Required work:
Please write out the complete listing that follows, exactly as it reads.

= = = = = = =

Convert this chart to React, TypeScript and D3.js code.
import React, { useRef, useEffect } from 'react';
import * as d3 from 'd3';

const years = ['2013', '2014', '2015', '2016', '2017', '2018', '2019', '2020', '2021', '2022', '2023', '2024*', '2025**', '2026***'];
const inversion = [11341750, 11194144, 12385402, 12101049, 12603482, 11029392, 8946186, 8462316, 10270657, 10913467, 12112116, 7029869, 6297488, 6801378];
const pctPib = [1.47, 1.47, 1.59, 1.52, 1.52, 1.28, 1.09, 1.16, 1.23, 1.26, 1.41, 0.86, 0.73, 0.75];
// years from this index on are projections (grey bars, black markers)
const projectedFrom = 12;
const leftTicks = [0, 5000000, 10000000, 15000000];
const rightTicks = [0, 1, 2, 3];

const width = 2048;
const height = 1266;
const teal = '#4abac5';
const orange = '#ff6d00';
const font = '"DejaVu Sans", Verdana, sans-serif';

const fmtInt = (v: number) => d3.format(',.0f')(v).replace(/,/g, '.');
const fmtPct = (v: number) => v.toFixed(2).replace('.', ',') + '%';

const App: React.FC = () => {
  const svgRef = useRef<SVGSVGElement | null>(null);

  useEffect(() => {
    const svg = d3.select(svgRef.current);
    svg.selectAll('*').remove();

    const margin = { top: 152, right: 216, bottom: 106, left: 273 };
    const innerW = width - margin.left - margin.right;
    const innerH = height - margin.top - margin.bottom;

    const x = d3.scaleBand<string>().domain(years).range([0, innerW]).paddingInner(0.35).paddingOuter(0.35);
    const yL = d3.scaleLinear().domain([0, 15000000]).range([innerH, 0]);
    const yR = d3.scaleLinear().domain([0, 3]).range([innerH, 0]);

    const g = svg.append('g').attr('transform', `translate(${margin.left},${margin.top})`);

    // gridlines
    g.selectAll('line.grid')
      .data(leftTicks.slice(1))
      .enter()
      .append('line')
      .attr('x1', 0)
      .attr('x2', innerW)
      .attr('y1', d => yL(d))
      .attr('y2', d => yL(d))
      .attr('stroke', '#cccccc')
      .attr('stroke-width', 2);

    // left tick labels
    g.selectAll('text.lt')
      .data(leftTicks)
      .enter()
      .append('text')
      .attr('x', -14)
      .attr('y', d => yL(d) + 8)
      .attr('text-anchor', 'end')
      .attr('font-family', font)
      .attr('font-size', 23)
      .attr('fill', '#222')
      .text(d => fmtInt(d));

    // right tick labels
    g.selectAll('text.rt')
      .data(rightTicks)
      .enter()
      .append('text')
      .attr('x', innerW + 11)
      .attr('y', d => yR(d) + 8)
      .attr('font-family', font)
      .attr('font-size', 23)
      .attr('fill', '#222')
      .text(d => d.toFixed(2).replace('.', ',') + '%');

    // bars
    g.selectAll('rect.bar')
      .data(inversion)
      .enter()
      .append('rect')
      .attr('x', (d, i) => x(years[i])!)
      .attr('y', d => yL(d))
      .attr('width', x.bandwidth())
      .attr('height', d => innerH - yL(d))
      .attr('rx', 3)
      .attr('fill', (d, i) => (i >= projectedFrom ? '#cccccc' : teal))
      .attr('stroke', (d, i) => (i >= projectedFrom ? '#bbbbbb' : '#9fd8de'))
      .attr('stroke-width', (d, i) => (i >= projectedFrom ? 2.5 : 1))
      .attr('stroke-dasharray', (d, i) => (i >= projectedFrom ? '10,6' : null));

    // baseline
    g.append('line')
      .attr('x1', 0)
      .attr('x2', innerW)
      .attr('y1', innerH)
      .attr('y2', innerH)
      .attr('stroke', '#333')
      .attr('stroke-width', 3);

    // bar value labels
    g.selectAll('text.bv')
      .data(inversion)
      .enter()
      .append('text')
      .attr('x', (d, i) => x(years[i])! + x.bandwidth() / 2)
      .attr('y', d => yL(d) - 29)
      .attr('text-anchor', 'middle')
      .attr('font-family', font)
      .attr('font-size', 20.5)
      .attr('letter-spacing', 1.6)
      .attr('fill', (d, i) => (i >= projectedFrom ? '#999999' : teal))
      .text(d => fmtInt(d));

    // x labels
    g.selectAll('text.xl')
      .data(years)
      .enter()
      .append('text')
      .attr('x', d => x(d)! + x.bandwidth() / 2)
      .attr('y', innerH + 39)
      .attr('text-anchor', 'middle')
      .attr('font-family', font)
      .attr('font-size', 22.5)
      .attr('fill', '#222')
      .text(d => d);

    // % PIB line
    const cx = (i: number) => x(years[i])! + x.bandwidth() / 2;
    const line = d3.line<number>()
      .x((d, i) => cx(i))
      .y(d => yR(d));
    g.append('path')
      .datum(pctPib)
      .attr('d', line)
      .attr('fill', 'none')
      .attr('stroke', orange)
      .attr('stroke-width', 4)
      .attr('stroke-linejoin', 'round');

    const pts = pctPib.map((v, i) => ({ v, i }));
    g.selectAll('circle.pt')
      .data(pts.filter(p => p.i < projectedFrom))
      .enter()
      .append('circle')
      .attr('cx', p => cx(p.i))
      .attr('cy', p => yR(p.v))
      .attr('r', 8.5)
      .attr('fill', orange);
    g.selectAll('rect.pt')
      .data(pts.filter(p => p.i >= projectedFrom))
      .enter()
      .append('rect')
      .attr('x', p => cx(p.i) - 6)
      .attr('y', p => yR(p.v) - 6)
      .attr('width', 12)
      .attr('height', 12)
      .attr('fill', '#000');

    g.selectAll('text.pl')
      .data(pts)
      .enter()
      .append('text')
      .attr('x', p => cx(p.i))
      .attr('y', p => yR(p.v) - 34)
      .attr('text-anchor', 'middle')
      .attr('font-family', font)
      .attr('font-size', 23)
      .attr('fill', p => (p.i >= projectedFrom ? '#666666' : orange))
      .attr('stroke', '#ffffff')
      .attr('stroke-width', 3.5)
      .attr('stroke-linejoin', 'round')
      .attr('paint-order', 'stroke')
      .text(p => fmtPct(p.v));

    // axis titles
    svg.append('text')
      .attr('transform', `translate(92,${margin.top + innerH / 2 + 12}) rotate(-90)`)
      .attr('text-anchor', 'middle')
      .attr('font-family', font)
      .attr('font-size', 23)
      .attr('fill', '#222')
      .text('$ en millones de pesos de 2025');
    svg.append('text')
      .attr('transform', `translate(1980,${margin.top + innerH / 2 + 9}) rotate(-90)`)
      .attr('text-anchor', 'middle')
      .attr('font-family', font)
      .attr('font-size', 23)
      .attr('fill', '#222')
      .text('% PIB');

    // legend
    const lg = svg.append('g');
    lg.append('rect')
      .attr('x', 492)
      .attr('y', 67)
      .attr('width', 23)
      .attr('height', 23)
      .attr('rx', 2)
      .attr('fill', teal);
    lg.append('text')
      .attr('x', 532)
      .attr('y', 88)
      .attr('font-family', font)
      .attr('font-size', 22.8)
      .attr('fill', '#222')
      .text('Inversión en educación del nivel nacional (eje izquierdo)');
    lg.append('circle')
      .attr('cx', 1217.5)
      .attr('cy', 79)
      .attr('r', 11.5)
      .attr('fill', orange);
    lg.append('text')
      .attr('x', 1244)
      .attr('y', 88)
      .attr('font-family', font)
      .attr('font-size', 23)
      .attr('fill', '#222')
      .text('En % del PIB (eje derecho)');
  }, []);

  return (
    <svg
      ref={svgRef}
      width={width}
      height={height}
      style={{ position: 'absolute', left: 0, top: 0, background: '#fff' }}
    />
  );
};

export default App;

= = = = = = =

Exercise answer:
Convert this chart to React, TypeScript and D3.js code.
import React, { useRef, useEffect } from 'react';
import * as d3 from 'd3';

const years = ['2013', '2014', '2015', '2016', '2017', '2018', '2019', '2020', '2021', '2022', '2023', '2024*', '2025**', '2026***'];
const inversion = [11341750, 11194144, 12385402, 12101049, 12603482, 11029392, 8946186, 8462316, 10270657, 10913467, 12112116, 7029869, 6297488, 6801378];
const pctPib = [1.47, 1.47, 1.59, 1.52, 1.52, 1.28, 1.09, 1.16, 1.23, 1.26, 1.41, 0.86, 0.73, 0.75];
// years from this index on are projections (grey bars, black markers)
const projectedFrom = 12;
const leftTicks = [0, 5000000, 10000000, 15000000];
const rightTicks = [0, 1, 2, 3];

const width = 2048;
const height = 1266;
const teal = '#4abac5';
const orange = '#ff6d00';
const font = '"DejaVu Sans", Verdana, sans-serif';

const fmtInt = (v: number) => d3.format(',.0f')(v).replace(/,/g, '.');
const fmtPct = (v: number) => v.toFixed(2).replace('.', ',') + '%';

const App: React.FC = () => {
  const svgRef = useRef<SVGSVGElement | null>(null);

  useEffect(() => {
    const svg = d3.select(svgRef.current);
    svg.selectAll('*').remove();

    const margin = { top: 152, right: 216, bottom: 106, left: 273 };
    const innerW = width - margin.left - margin.right;
    const innerH = height - margin.top - margin.bottom;

    const x = d3.scaleBand<string>().domain(years).range([0, innerW]).paddingInner(0.35).paddingOuter(0.35);
    const yL = d3.scaleLinear().domain([0, 15000000]).range([innerH, 0]);
    const yR = d3.scaleLinear().domain([0, 3]).range([innerH, 0]);

    const g = svg.append('g').attr('transform', `translate(${margin.left},${margin.top})`);

    // gridlines
    g.selectAll('line.grid')
      .data(leftTicks.slice(1))
      .enter()
      .append('line')
      .attr('x1', 0)
      .attr('x2', innerW)
      .attr('y1', d => yL(d))
      .attr('y2', d => yL(d))
      .attr('stroke', '#cccccc')
      .attr('stroke-width', 2);

    // left tick labels
    g.selectAll('text.lt')
      .data(leftTicks)
      .enter()
      .append('text')
      .attr('x', -14)
      .attr('y', d => yL(d) + 8)
      .attr('text-anchor', 'end')
      .attr('font-family', font)
      .attr('font-size', 23)
      .attr('fill', '#222')
      .text(d => fmtInt(d));

    // right tick labels
    g.selectAll('text.rt')
      .data(rightTicks)
      .enter()
      .append('text')
      .attr('x', innerW + 11)
      .attr('y', d => yR(d) + 8)
      .attr('font-family', font)
      .attr('font-size', 23)
      .attr('fill', '#222')
      .text(d => d.toFixed(2).replace('.', ',') + '%');

    // bars
    g.selectAll('rect.bar')
      .data(inversion)
      .enter()
      .append('rect')
      .attr('x', (d, i) => x(years[i])!)
      .attr('y', d => yL(d))
      .attr('width', x.bandwidth())
      .attr('height', d => innerH - yL(d))
      .attr('rx', 3)
      .attr('fill', (d, i) => (i >= projectedFrom ? '#cccccc' : teal))
      .attr('stroke', (d, i) => (i >= projectedFrom ? '#bbbbbb' : '#9fd8de'))
      .attr('stroke-width', (d, i) => (i >= projectedFrom ? 2.5 : 1))
      .attr('stroke-dasharray', (d, i) => (i >= projectedFrom ? '10,6' : null));

    // baseline
    g.append('line')
      .attr('x1', 0)
      .attr('x2', innerW)
      .attr('y1', innerH)
      .attr('y2', innerH)
      .attr('stroke', '#333')
      .attr('stroke-width', 3);

    // bar value labels
    g.selectAll('text.bv')
      .data(inversion)
      .enter()
      .append('text')
      .attr('x', (d, i) => x(years[i])! + x.bandwidth() / 2)
      .attr('y', d => yL(d) - 29)
      .attr('text-anchor', 'middle')
      .attr('font-family', font)
      .attr('font-size', 20.5)
      .attr('letter-spacing', 1.6)
      .attr('fill', (d, i) => (i >= projectedFrom ? '#999999' : teal))
      .text(d => fmtInt(d));

    // x labels
    g.selectAll('text.xl')
      .data(years)
      .enter()
      .append('text')
      .attr('x', d => x(d)! + x.bandwidth() / 2)
      .attr('y', innerH + 39)
      .attr('text-anchor', 'middle')
      .attr('font-family', font)
      .attr('font-size', 22.5)
      .attr('fill', '#222')
      .text(d => d);

    // % PIB line
    const cx = (i: number) => x(years[i])! + x.bandwidth() / 2;
    const line = d3.line<number>()
      .x((d, i) => cx(i))
      .y(d => yR(d));
    g.append('path')
      .datum(pctPib)
      .attr('d', line)
      .attr('fill', 'none')
      .attr('stroke', orange)
      .attr('stroke-width', 4)
      .attr('stroke-linejoin', 'round');

    const pts = pctPib.map((v, i) => ({ v, i }));
    g.selectAll('circle.pt')
      .data(pts.filter(p => p.i < projectedFrom))
      .enter()
      .append('circle')
      .attr('cx', p => cx(p.i))
      .attr('cy', p => yR(p.v))
      .attr('r', 8.5)
      .attr('fill', orange);
    g.selectAll('rect.pt')
      .data(pts.filter(p => p.i >= projectedFrom))
      .enter()
      .append('rect')
      .attr('x', p => cx(p.i) - 6)
      .attr('y', p => yR(p.v) - 6)
      .attr('width', 12)
      .attr('height', 12)
      .attr('fill', '#000');

    g.selectAll('text.pl')
      .data(pts)
      .enter()
      .append('text')
      .attr('x', p => cx(p.i))
      .attr('y', p => yR(p.v) - 34)
      .attr('text-anchor', 'middle')
      .attr('font-family', font)
      .attr('font-size', 23)
      .attr('fill', p => (p.i >= projectedFrom ? '#666666' : orange))
      .attr('stroke', '#ffffff')
      .attr('stroke-width', 3.5)
      .attr('stroke-linejoin', 'round')
      .attr('paint-order', 'stroke')
      .text(p => fmtPct(p.v));

    // axis titles
    svg.append('text')
      .attr('transform', `translate(92,${margin.top + innerH / 2 + 12}) rotate(-90)`)
      .attr('text-anchor', 'middle')
      .attr('font-family', font)
      .attr('font-size', 23)
      .attr('fill', '#222')
      .text('$ en millones de pesos de 2025');
    svg.append('text')
      .attr('transform', `translate(1980,${margin.top + innerH / 2 + 9}) rotate(-90)`)
      .attr('text-anchor', 'middle')
      .attr('font-family', font)
      .attr('font-size', 23)
      .attr('fill', '#222')
      .text('% PIB');

    // legend
    const lg = svg.append('g');
    lg.append('rect')
      .attr('x', 492)
      .attr('y', 67)
      .attr('width', 23)
      .attr('height', 23)
      .attr('rx', 2)
      .attr('fill', teal);
    lg.append('text')
      .attr('x', 532)
      .attr('y', 88)
      .attr('font-family', font)
      .attr('font-size', 22.8)
      .attr('fill', '#222')
      .text('Inversión en educación del nivel nacional (eje izquierdo)');
    lg.append('circle')
      .attr('cx', 1217.5)
      .attr('cy', 79)
      .attr('r', 11.5)
      .attr('fill', orange);
    lg.append('text')
      .attr('x', 1244)
      .attr('y', 88)
      .attr('font-family', font)
      .attr('font-size', 23)
      .attr('fill', '#222')
      .text('En % del PIB (eje derecho)');
  }, []);

  return (
    <svg
      ref={svgRef}
      width={width}
      height={height}
      style={{ position: 'absolute', left: 0, top: 0, background: '#fff' }}
    />
  );
};

export default App;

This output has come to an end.